Tuesday, August 28, 2012

The Original Ariadne



Daniel Harding music director
Sven-Eric Bechtolf stage director
Rolf Glittenberg set designer
Marianne Glittenberg costume designer
Heinz Spoerli choreographer
Ronny Dietrich dramaturgy
Jürgen Hoffmann lighting designer

Wiener Philharmoniker

Emily Magee (The Prima Donna/Ariadne)
Elena Moșuc (Zerbinetta)
Jonas Kaufmann (The Tenor/Bacchus )
Eva Liebau (Naiad/A Shepherdess)
Marie-Claude Chappuis (Dryad/A Shepherd)
Eleonora Buratto (Echo/A Singer)
Gabriel Bermúdez (Harlequin)
Michael Laurenz (Scaramuccio)
Tobias Kehrer (Truffaldino)
Martin Mitterrutzner (Brighella)
Peter Matić (The Major-Domo)
Cornelius Obonya (M. Jourdain)
Thomas Frank (The Composer)
Michael Rotschopf (Hofmannsthal)
Regina Fritsch (Ottonie/Dorine)
Stefanie Dvorak (Nicolina)
Johannes Lange (Flunky)

These credits appear to be only for the opera.  The actors are not listed.  In the picture above are Ariadne and the countess.

I don't know if I can recommend this for you.  In celebration of the 100th anniversary of Richard Strauss' Ariadne auf Naxos, the Salzburger Festspiele has presented the original version of the opera.  Or is it an opera?   According to Wikipedia, "In the end, the opera occupied ninety minutes, and the performance of play plus opera occupied over six hours."  It was a failure.  Our play is not so long and the whole thing takes 3 hours and 23 minutes plus the omitted intermission.

In Ulm we were an opera company, a ballet company and a theater company, so I was exposed to rather more Bühnedeutsch than the average opera singer.  They are doing something vaguely approximating the play by Molière, Le Bourgeois gentilhomme, spoken in German without subtitles.  Maybe if I pushed buttons, a translation would appear, but for me it is perfect.  I can even tell when the newly made countess slips out of her upper class dialect.  Her voice sounds a bit like Olive Oyl.  [Like if you recognize that name.]  Wie vermisse ich die deutsche Sprache.

In the stream from medici.tv we see the first act from the other side.  The play is about the richest man in ?? who with his wife has been raised to nobility.  We see the countess request fireworks, and the ensuing chaos.  Hugo von Hofmannsthal is a character.  Jonas Kaufmann as the tenor has a brief outburst when he hears of the changes, "Im letzten Moment!  I go airport."  He goes off muttering in Italian.  Very funny.  We almost buy him as an Italian opera singer.  At the end of the first scene Hofmannsthal tells the countess that normally the intermission would come here.
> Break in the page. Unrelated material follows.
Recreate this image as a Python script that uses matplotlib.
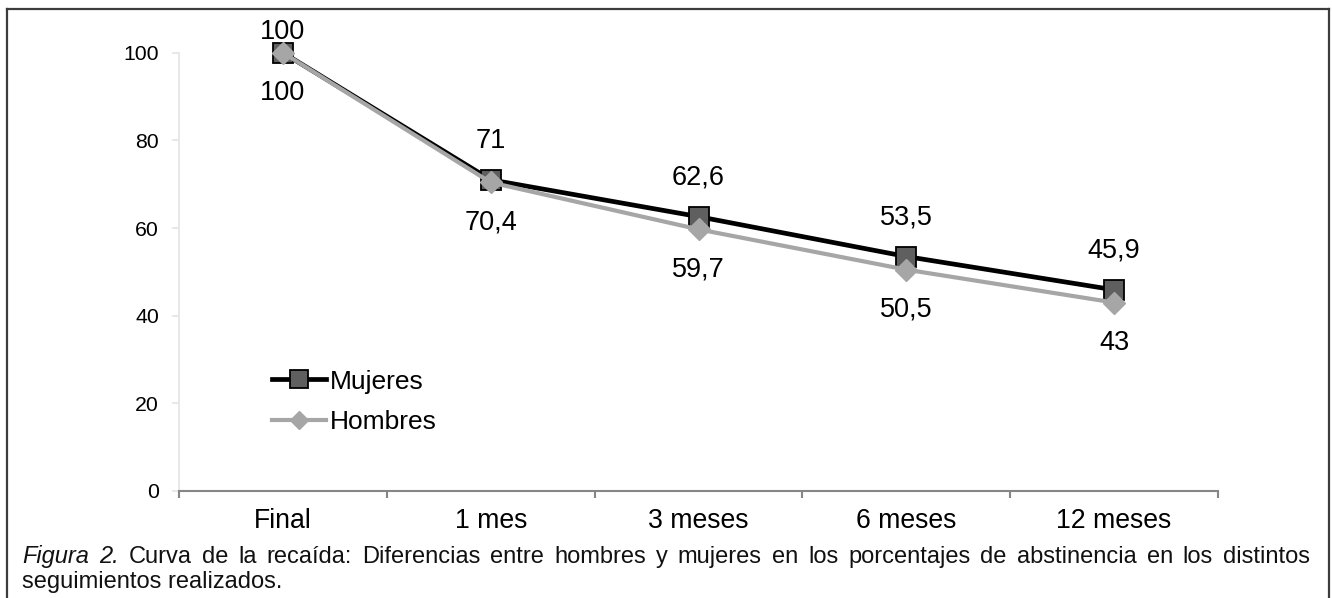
import matplotlib
matplotlib.use('Agg')
import matplotlib.pyplot as plt
from matplotlib.lines import Line2D

# ---- data ----
categories = ['Final', '1 mes', '3 meses', '6 meses', '12 meses']
mujeres = [100, 71, 62.6, 53.5, 45.9]
hombres = [100, 70.4, 59.7, 50.5, 43]
y_ticks = [0, 20, 40, 60, 80, 100]
series_names = ['Mujeres', 'Hombres']
caption_line1 = 'Figura 2. Curva de la recaída: Diferencias entre hombres y mujeres en los porcentajes de abstinencia en los distintos'
caption_line2 = 'seguimientos realizados.'
italic_words = 2  # "Figura 2."

plt.rcParams['font.family'] = ['Liberation Sans', 'DejaVu Sans']

W, H = 1332, 598
fig = plt.figure(figsize=(W / 100, H / 100), dpi=100)
fig.patch.set_facecolor('white')

def fx(px):
    return px / W

def fy(py):
    return 1 - py / H

ax_left, ax_right, ax_top, ax_bottom = 179, 1218, 52.7, 491
ax = fig.add_axes([fx(ax_left), fy(ax_bottom), fx(ax_right - ax_left), (ax_bottom - ax_top) / H])

x = list(range(len(categories)))
ax.plot(x, mujeres, color='black', lw=3.4, marker='s', ms=14.5, mfc='#5f5f5f',
        mec='black', mew=1.3, clip_on=False, zorder=3, label=series_names[0])
ax.plot(x, hombres, color='#a6a6a6', lw=3.0, marker='D', ms=11, mfc='#a6a6a6',
        mec='#a6a6a6', mew=1.0, clip_on=False, zorder=4, label=series_names[1])

ax.set_xlim(-0.5, len(categories) - 0.5)
ax.set_ylim(0, 100)

def fmt(v):
    return ('%g' % v).replace('.', ',')

lab_fs = 19.5
for i, v in enumerate(mujeres):
    off = 21 if i == 0 else 39
    ax.annotate(fmt(v), (i, v), xytext=(0, off), textcoords='offset pixels',
                ha='center', va='center', fontsize=lab_fs, zorder=5, annotation_clip=False)
for i, v in enumerate(hombres):
    ax.annotate(fmt(v), (i, v), xytext=(0, -40), textcoords='offset pixels',
                ha='center', va='center', fontsize=lab_fs, zorder=5, annotation_clip=False)

for s in ['top', 'right']:
    ax.spines[s].set_visible(False)
ax.spines['left'].set_color('#e4e4e4')
ax.spines['left'].set_linewidth(1.2)
ax.spines['bottom'].set_color('#868686')
ax.spines['bottom'].set_linewidth(1.5)

ax.set_xticks(x)
ax.set_xticklabels(categories)
ax.set_xticks([i - 0.5 for i in range(len(categories) + 1)], minor=True)
ax.tick_params(axis='x', which='major', length=0, labelsize=19.2, pad=12)
ax.tick_params(axis='x', which='minor', length=5, width=1.5, color='#868686', direction='out')
ax.set_yticks(y_ticks)
ax.tick_params(axis='y', which='major', length=5, width=1.2, color='#e4e4e4', labelsize=15.3, pad=9.5)

leg = ax.legend(loc='center left', bbox_to_anchor=(fx(272), fy(402)), bbox_transform=fig.transFigure,
                frameon=False, fontsize=19, handlelength=2.05, handletextpad=0.15,
                borderpad=0, borderaxespad=0, labelspacing=0.64, numpoints=1)
for h in leg.legend_handles:
    h.set_markersize(h.get_markersize() * 0.85)

# ---- border ----
bc = '#3c3c3c'
fig.add_artist(Line2D([fx(7), fx(7)], [0, fy(9)], transform=fig.transFigure, color=bc, lw=1.6))
fig.add_artist(Line2D([fx(7), fx(1328.5)], [fy(9), fy(9)], transform=fig.transFigure, color=bc, lw=1.6))
fig.add_artist(Line2D([fx(1328.5), fx(1328.5)], [fy(9), 0], transform=fig.transFigure, color=bc, lw=1.6))

# ---- caption (justified first line) ----
renderer = fig.canvas.get_renderer()
cap_fs = 17.0
x0, x1 = 22, 1310
words = caption_line1.split(' ')
texts = []
widths = []
for k, wd in enumerate(words):
    t = fig.text(0, fy(563), wd, fontsize=cap_fs, ha='left', va='baseline',
                 style='italic' if k < italic_words else 'normal', color='#111111')
    texts.append(t)
    widths.append(t.get_window_extent(renderer).width)
gap = (x1 - x0 - sum(widths)) / (len(words) - 1)
pos = x0
for t, w in zip(texts, widths):
    t.set_x(fx(pos))
    pos += w + gap
fig.text(fx(x0), fy(588), caption_line2, fontsize=cap_fs, ha='left', va='baseline', color='#111111')

fig.savefig('out.png', dpi=100)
The count in the second act--the opera--is a perfect asshole, constantly shouting and interrupting the singers. I can see how this wouldn't be popular.  The countess wanders out on to the stage and follows the singers around.  The great arias are here:  "Es gibt ein Reich," and "Großmächtige Prinzessin," but the singers are less than fabulous.



Just to be annoying, I have inserted Kathleen Battle doing "Großmächtige Prinzessin."

The three ladies sing their soothing music that sounds only mostly like "Schlafe, schlafe" and are interrupted by Jonas shouting.  The count jumps out of his chair each time.  Will I be able to see this opera without imagining the inquisitive countess?  Everyone gets excited.  Ariadne is rescued, not by a mere man but by a god.

Are you the goddess of this island?  A god has come for her and she appears to be bitching.  See review of Tosca for the Triumph of Bacchus and Ariadne.  All those candles would make my throat close up.  Bacchus and Ariadne kiss, but the countess and Hofmannsthal also kiss.  I cried.  Have I ever cried for Ariadne before?  It is very pleasing to see this.